During his time as artist in residence at Western University from January 19 to February 12, Maize shares that he walked along the river every day. He was attuned to its whirlpools and how his thoughts would clear in their wake. His exhibit title *(s)twerH is a root word in the theorized Proto-Indo-European language that means “rotate, swirl, twirl, move around”. It is the root of words like “disturb, turbulence, turmoil, turbine, storm, crowd.”

“I like the fact that I can't articulate the name of a thing that desires to remain unfathomable,” Maize writes in his book. “*(s)twerH is a reminder that the future is not predetermined. Shit will hit the fan, how we respond is what matters. Perceiving the world in this way offers a sense of humility, wonder, and ease. We can still cheat fate. Together, we can adapt, take care of each other, and respond to the next crisis.”

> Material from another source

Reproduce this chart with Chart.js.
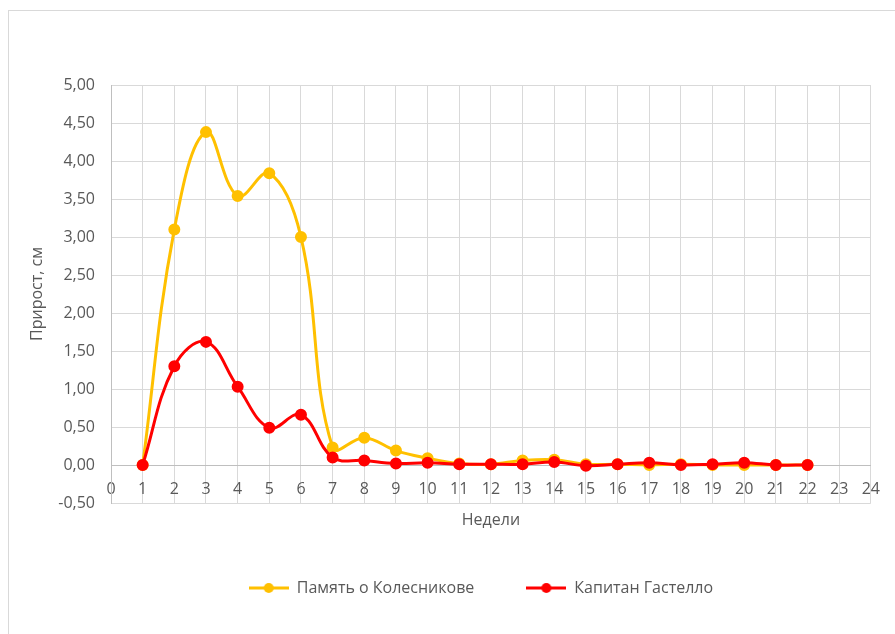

Other scenes in the exhibition include sprawling charcoal drawings, collages of photographed smoke bombs trailing through winter skies, a keffiyeh draped among a network of interlocked hangers, a copy of Palestinian writer Saeed Teebi’s memoir You Will Not Kill Our Imagination suspended in midair by a cable tethered to its spine, and a chalkboard filled with haphazard math equations, diagrams, and small notes like “Decolonize your heart”.